The unique pieces, mainly wall sculptures, are made by hand without the use of a mould. The images that I do cast, I cast in a modest edition. An edition of 4, 6 or 8 pieces, each in its own color, so that each image is unique.

The birth of my sculptures

As a child, beauty could take my breath away. I wanted to grab it, collect it, do something with it. I had the feeling that it went in on one side and that it had to come out on the other, otherwise I would pop. For example, in the forest in the Dutch artist village Bergen where I grew up, I took beautiful things home with me, which invariably turned ugly when I took them out of context and then withered and lost their colors. Beauty was food for the soul, but also frustration. I was a sensitive girl with a strong will, who drew every day, invented a lot, undertook and organized a lot and liked to get dirty. At school, where a lot of time was spent on artistic development, it was invariably said that I would later become an artist.

The older I got, the more I learned to let go, and had to let go. And the more I let go, the more often beautiful things arose. Art was no longer what I came up with, but what just came from within. Any other work I did took a lot of energie, but creating art just enriched my energy. From room and relaxation I naturally arrive at that vibrant mystery where my shapes come from. It is such a funny experience to see images come up like the bubbles in my champagne. I just "swipe" through my mind until I see and taste a shape that is right and tasty. And then it is very cool to notice that a strong, own signature is rolling out there. Then comes the creative process, which is wonderfully technical, practical and physical. But if you ask about the idea behind my art, then I have to remain liable for the answer. An idea is what you come up with. My art comes from my subconscious mind. My art, that’s me.

Beauty no longer houses impossibility, but is now a free form of happiness that makes me a whole person.

What brought me here

  • My great love and observant eye for beauty. And at the same time my deep dislike for clutter.
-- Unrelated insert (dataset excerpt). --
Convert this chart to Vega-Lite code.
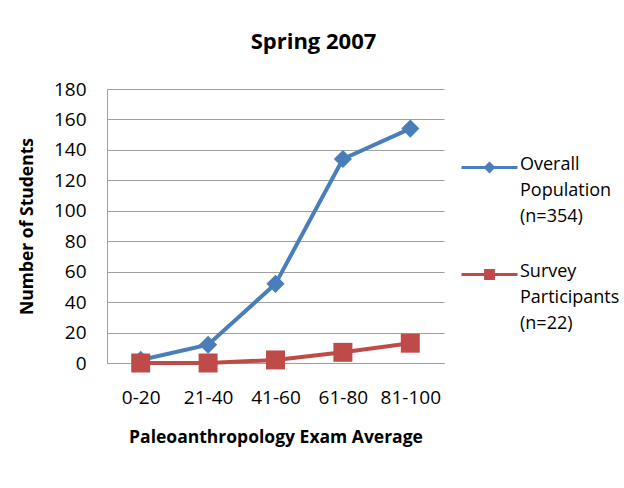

  • The power that drives me to develop myself positively by always questioning myself and the world with curiosity and doing something with it.

  • After a creative and enterprising youth, having made a career choice that brought me nothing, over the years I experimented in different art fields and found my true essence in creating sculptures.

  • My path of life: a warm and alternative home, growing up on the Oude Hof in Bergen, a wild childhood, a neat gray job, two beautiful children, a divorce, a great love and his death. All of this has helped me to get where I am now starting: with a new great love at my side, finally giving myself and my art the right to exist.